▶ **What is being asked**:
Only the lines from the start of the data to the line containing "import * as d3 from 'd3';", both included, should be output, exactly and without pictures.

────────────────────────────────────────

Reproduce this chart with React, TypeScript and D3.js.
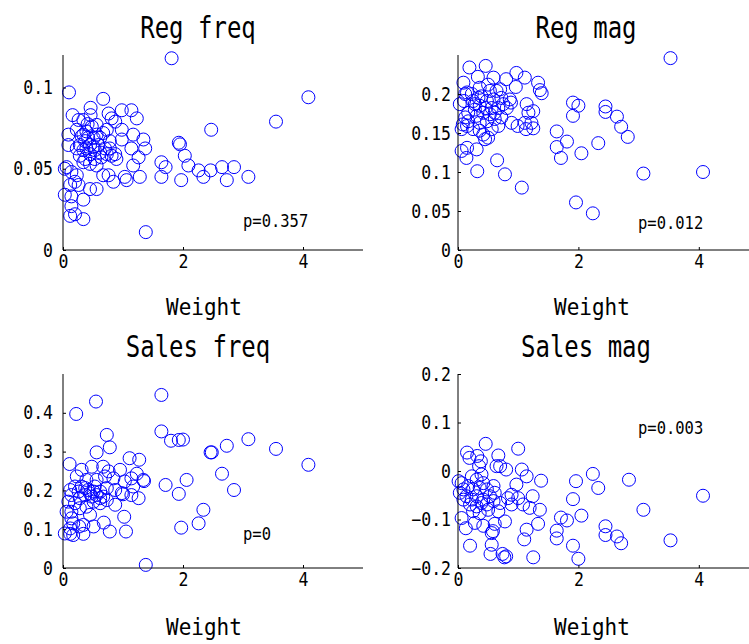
import React, { useEffect, useRef } from 'react';
import * as d3 from 'd3';

// [weight, value] pairs
const regFreqPts: [number, number][] = [
  [1.81, 0.118], [1.38, 0.011], [4.09, 0.094], [3.55, 0.079], [2.47, 0.074], [1.93, 0.066], [1.95, 0.065],
  [2.03, 0.058], [2.09, 0.052], [1.64, 0.054], [1.71, 0.051], [1.64, 0.045], [1.97, 0.043], [2.26, 0.049],
  [2.34, 0.045], [2.46, 0.049], [2.65, 0.051], [2.85, 0.051], [2.73, 0.043], [3.09, 0.045],
  [0.10, 0.097], [0.67, 0.093], [0.46, 0.0875], [0.16, 0.083], [0.76, 0.084], [0.98, 0.086], [1.14, 0.086],
  [1.23, 0.081], [0.81, 0.081], [0.46, 0.083], [0.26, 0.080], [0.34, 0.080], [0.41, 0.0775], [0.87, 0.079],
  [0.98, 0.074], [0.09, 0.071], [0.09, 0.0646], [0.23, 0.074], [0.31, 0.070], [0.37, 0.067], [0.45, 0.0646],
  [0.39, 0.0625], [0.51, 0.069], [0.56, 0.071], [0.62, 0.069], [0.67, 0.072], [0.53, 0.0615], [0.62, 0.060],
  [0.70, 0.0625], [0.78, 0.0625], [0.87, 0.059], [0.89, 0.056], [0.73, 0.059], [0.45, 0.059], [0.34, 0.0615],
  [0.28, 0.0646], [0.23, 0.0625], [0.98, 0.068], [1.17, 0.071], [1.34, 0.068], [1.37, 0.0625], [1.14, 0.0625],
  [1.26, 0.057], [1.17, 0.052], [1.28, 0.045], [1.06, 0.043], [1.03, 0.045], [0.84, 0.042], [0.76, 0.046],
  [0.67, 0.046], [0.56, 0.052], [0.45, 0.053], [0.34, 0.054], [0.06, 0.051], [0.03, 0.050], [0.14, 0.048],
  [0.23, 0.046], [0.20, 0.042], [0.26, 0.040], [0.12, 0.040], [0.03, 0.034], [0.14, 0.033], [0.34, 0.031],
  [0.45, 0.0375], [0.56, 0.0375], [0.14, 0.027], [0.12, 0.021], [0.20, 0.022], [0.34, 0.019], [0.39, 0.073],
  [0.48, 0.076], [0.56, 0.077], [0.73, 0.074], [0.78, 0.067], [0.59, 0.0646], [0.51, 0.0635], [0.42, 0.069],
  [0.34, 0.071], [0.28, 0.058], [0.37, 0.056], [0.53, 0.056], [0.64, 0.057], [0.81, 0.058],
];

const regMagPts: [number, number][] = [
  [1.64, 0.152], [1.64, 0.132], [1.71, 0.118], [1.81, 0.139], [1.91, 0.189], [1.91, 0.172], [1.96, 0.061],
  [2.0, 0.185], [2.05, 0.124], [2.24, 0.047], [2.33, 0.137], [2.45, 0.184], [2.45, 0.177], [2.64, 0.171],
  [2.71, 0.158], [2.82, 0.145], [3.08, 0.098], [3.53, 0.246], [4.07, 0.100],
  [0.19, 0.234], [0.46, 0.236], [0.33, 0.222], [0.59, 0.221], [0.80, 0.219], [0.97, 0.227], [1.11, 0.221],
  [1.33, 0.2145], [1.36, 0.205], [1.39, 0.201], [0.96, 0.209], [0.09, 0.2145], [0.10, 0.191], [0.15, 0.202],
  [0.23, 0.200], [0.36, 0.208], [0.39, 0.197], [0.48, 0.191], [0.64, 0.204], [0.70, 0.206], [0.72, 0.195],
  [0.86, 0.193], [0.75, 0.187], [0.56, 0.182], [0.36, 0.185], [0.28, 0.187], [0.42, 0.176], [0.53, 0.174],
  [0.31, 0.172], [0.17, 0.176], [0.12, 0.170], [0.17, 0.165], [0.08, 0.161], [0.06, 0.155], [0.15, 0.159],
  [0.25, 0.155], [0.36, 0.163], [0.48, 0.165], [0.61, 0.168], [0.67, 0.159], [0.56, 0.155], [0.42, 0.148],
  [0.50, 0.144], [0.45, 0.142], [0.36, 0.153], [0.72, 0.170], [0.89, 0.163], [0.99, 0.159], [1.13, 0.155],
  [1.14, 0.187], [1.17, 0.176], [1.25, 0.178], [1.22, 0.163], [1.25, 0.156], [1.11, 0.163], [0.06, 0.127],
  [0.15, 0.131], [0.14, 0.118], [0.31, 0.129], [0.32, 0.101], [0.65, 0.115], [0.78, 0.097], [1.06, 0.080],
  [0.25, 0.191], [0.34, 0.195], [0.53, 0.204], [0.59, 0.193], [0.67, 0.182], [0.46, 0.182], [0.28, 0.180],
  [0.61, 0.176], [0.81, 0.182], [0.88, 0.189], [0.50, 0.212], [0.03, 0.187], [0.12, 0.200],
];

const salesFreqPts: [number, number][] = [
  [1.64, 0.446], [1.38, 0.008], [4.09, 0.266], [3.55, 0.307], [3.09, 0.332], [2.73, 0.315], [2.46, 0.298],
  [2.48, 0.298], [2.65, 0.243], [2.85, 0.201], [2.34, 0.150], [2.26, 0.115], [1.97, 0.104], [2.06, 0.227],
  [1.93, 0.191], [1.64, 0.352], [1.80, 0.328], [1.93, 0.330], [2.0, 0.331], [1.71, 0.214],
  [0.22, 0.397], [0.55, 0.429], [0.73, 0.343], [0.78, 0.311], [0.56, 0.298], [0.11, 0.268], [0.31, 0.253],
  [0.48, 0.261], [0.67, 0.261], [0.76, 0.249], [0.95, 0.253], [1.11, 0.283], [1.27, 0.279], [1.23, 0.243],
  [1.34, 0.227], [1.35, 0.224], [1.14, 0.231], [1.03, 0.223], [0.84, 0.231], [0.70, 0.236], [0.56, 0.227],
  [0.39, 0.227], [0.23, 0.236], [0.12, 0.201], [0.20, 0.210], [0.31, 0.210], [0.42, 0.201], [0.53, 0.210],
  [0.62, 0.197], [0.73, 0.206], [0.87, 0.201], [0.98, 0.193], [1.17, 0.210], [1.26, 0.180], [1.14, 0.188],
  [1.00, 0.190], [0.87, 0.163], [0.73, 0.175], [0.62, 0.180], [0.48, 0.184], [0.37, 0.188], [0.28, 0.180],
  [0.20, 0.167], [0.09, 0.171], [0.06, 0.145], [0.14, 0.145], [0.28, 0.154], [0.39, 0.158], [0.51, 0.171],
  [0.62, 0.167], [0.45, 0.192], [0.56, 0.188], [0.67, 0.184], [0.51, 0.197], [0.37, 0.206], [0.14, 0.128],
  [0.17, 0.115], [0.12, 0.102], [0.03, 0.089], [0.12, 0.088], [0.17, 0.085], [0.34, 0.088], [0.34, 0.111],
  [0.51, 0.107], [0.68, 0.117], [0.78, 0.094], [1.05, 0.094], [1.02, 0.132], [0.27, 0.107], [0.45, 0.137],
  [0.14, 0.188], [0.26, 0.197],
];

const salesMagPts: [number, number][] = [
  [4.07, -0.051], [3.53, -0.143], [3.08, -0.080], [2.84, -0.018], [2.71, -0.149], [2.64, -0.135],
  [2.45, -0.114], [2.45, -0.132], [2.33, -0.035], [2.24, -0.006], [2.05, -0.092], [2.0, -0.181],
  [1.96, -0.021], [1.91, -0.058], [1.91, -0.154], [1.81, -0.102], [1.71, -0.096], [1.64, -0.123],
  [1.64, -0.139], [1.25, -0.178], [1.38, -0.020],
  [0.46, 0.056], [1.0, 0.046], [0.15, 0.038], [0.19, 0.027], [0.32, 0.031], [0.38, 0.020], [0.35, 0.010],
  [0.67, 0.032], [0.64, 0.010], [0.70, 0.010], [0.80, 0.003], [1.06, 0.003], [1.14, -0.011], [0.06, -0.025],
  [0.03, -0.045], [0.09, -0.059], [0.06, -0.097], [0.13, -0.118], [0.20, -0.154], [0.23, -0.011],
  [0.31, -0.018], [0.39, -0.007], [0.42, -0.025], [0.17, -0.031], [0.25, -0.038], [0.36, -0.035],
  [0.48, -0.038], [0.59, -0.031], [0.14, -0.052], [0.23, -0.059], [0.31, -0.052], [0.42, -0.059],
  [0.53, -0.052], [0.20, -0.069], [0.31, -0.073], [0.39, -0.066], [0.48, -0.069], [0.59, -0.062],
  [0.70, -0.066], [0.83, -0.056], [0.89, -0.049], [0.97, -0.028], [1.0, -0.056], [1.08, -0.069],
  [1.19, -0.076], [1.24, -0.052], [1.36, -0.080], [1.33, -0.109], [1.14, -0.121], [1.10, -0.141],
  [0.78, -0.104], [0.61, -0.109], [0.56, -0.128], [0.58, -0.124], [0.56, -0.152], [0.54, -0.171],
  [0.74, -0.171], [0.80, -0.176], [0.77, -0.178], [0.42, -0.113], [0.28, -0.107], [0.25, -0.083],
  [0.36, -0.087], [0.50, -0.080], [0.67, -0.083], [0.89, -0.069], [0.61, -0.045], [0.09, -0.038],
  [0.01, -0.021],
];

const xTicks = [0, 2, 4];
const regFreqTicks = [0, 0.05, 0.1];
const regMagTicks = [0, 0.05, 0.1, 0.15, 0.2];
const salesFreqTicks = [0, 0.1, 0.2, 0.3, 0.4];
const salesMagTicks = [-0.2, -0.1, 0, 0.1, 0.2];

const titles = ['Reg freq', 'Reg mag', 'Sales freq', 'Sales mag'];
const pLabels = ['p=0.357', 'p=0.012', 'p=0', 'p=0.003'];

const FONT = '"DejaVu Sans Mono", monospace';

// the original font is a narrow, tall gothic; stretch the mono font vertically
const stretch = (sel: any, k: number) =>
  sel.style('transform-box', 'fill-box')
    .style('transform-origin', 'center')
    .style('transform', `scaleY(${k})`);

const App = () => {
  const ref = useRef<SVGSVGElement>(null);

  useEffect(() => {
    const svg = d3.select(ref.current);
    svg.selectAll('*').remove();

    // left/right column x positions, top/bottom row y positions
    const cols = [{ x0: 63, x1: 363, labelGap: 10, titleX: 198, pX: 243 },
                  { x0: 458, x1: 759, labelGap: 7, titleX: 586, pX: 638 }];
    const rows = [{ y0: 250, y1: 55, titleY: 36, xlabY: 314 },
                  { y0: 568, y1: 374, titleY: 355, xlabY: 634 }];

    const panels = [
      { pts: regFreqPts, dom: [0, 0.12], ticks: regFreqTicks, c: 0, r: 0, pY: 226 },
      { pts: regMagPts, dom: [0, 0.25], ticks: regMagTicks, c: 1, r: 0, pY: 228 },
      { pts: salesFreqPts, dom: [0, 0.5], ticks: salesFreqTicks, c: 0, r: 1, pY: 539 },
      { pts: salesMagPts, dom: [-0.2, 0.2], ticks: salesMagTicks, c: 1, r: 1, pY: 433 },
    ];

    const fmt = (v: number) => String(+v.toFixed(3)).replace('-', '\u2212');

    panels.forEach((p, i) => {
      const col = cols[p.c];
      const row = rows[p.r];
      const x = d3.scaleLinear().domain([0, 5]).range([col.x0, col.x1]);
      const y = d3.scaleLinear().domain(p.dom).range([row.y0, row.y1]);
      const g = svg.append('g');

      // points
      g.append('g')
        .selectAll('circle')
        .data(p.pts)
        .join('circle')
        .attr('cx', d => x(d[0]))
        .attr('cy', d => y(d[1]))
        .attr('r', 6.5)
        .attr('fill', 'none')
        .attr('stroke', '#0000ff')
        .attr('stroke-width', 1);

      // axes (MATLAB style: inward ticks, no box)
      const yAxis = d3.axisLeft(y).tickValues(p.ticks).tickSize(-3).tickPadding(col.labelGap).tickFormat(d => fmt(+d));
      const xAxis = d3.axisBottom(x).tickValues(xTicks).tickSize(-3).tickPadding(5).tickFormat(d => fmt(+d));

      g.append('g')
        .attr('transform', `translate(${col.x0},0)`)
        .call(yAxis)
        .call(a => a.select('.domain').attr('d', `M0,${row.y0}V${row.y1}`))
        .call(a => stretch(a.selectAll('text').attr('font-family', FONT).attr('font-size', 16.5).attr('fill', '#000'), 1.15));

      g.append('g')
        .attr('transform', `translate(0,${row.y0})`)
        .call(xAxis)
        .call(a => a.select('.domain').attr('d', `M${col.x0},0H${col.x1}`))
        .call(a => stretch(a.selectAll('text').attr('font-family', FONT).attr('font-size', 16.5).attr('fill', '#000'), 1.15));

      g.selectAll('.tick line, .domain').attr('stroke', '#000');

      stretch(g.append('text')
        .attr('x', col.titleX)
        .attr('y', row.titleY)
        .attr('text-anchor', 'middle')
        .attr('font-family', FONT)
        .attr('font-size', 24)
        .text(titles[i]), 1.25);

      stretch(g.append('text')
        .attr('x', col.titleX + 6)
        .attr('y', row.xlabY)
        .attr('text-anchor', 'middle')
        .attr('font-family', FONT)
        .attr('font-size', 21)
        .text('Weight'), 1.12);

      stretch(g.append('text')
        .attr('x', col.pX)
        .attr('y', p.pY)
        .attr('font-family', FONT)
        .attr('font-size', 15.5)
        .text(pLabels[i]), 1.12);
    });
  }, []);

  return (
    <div>
      <style>{'body{margin:0;overflow:hidden}'}</style>
      <svg ref={ref} width={749} height={644} style={{ display: 'block', background: '#fff' }}></svg>
    </div>
  );
};

export default App;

────────────────────────────────────────

▶ **The solution**:
Reproduce this chart with React, TypeScript and D3.js.
import React, { useEffect, useRef } from 'react';
import * as d3 from 'd3';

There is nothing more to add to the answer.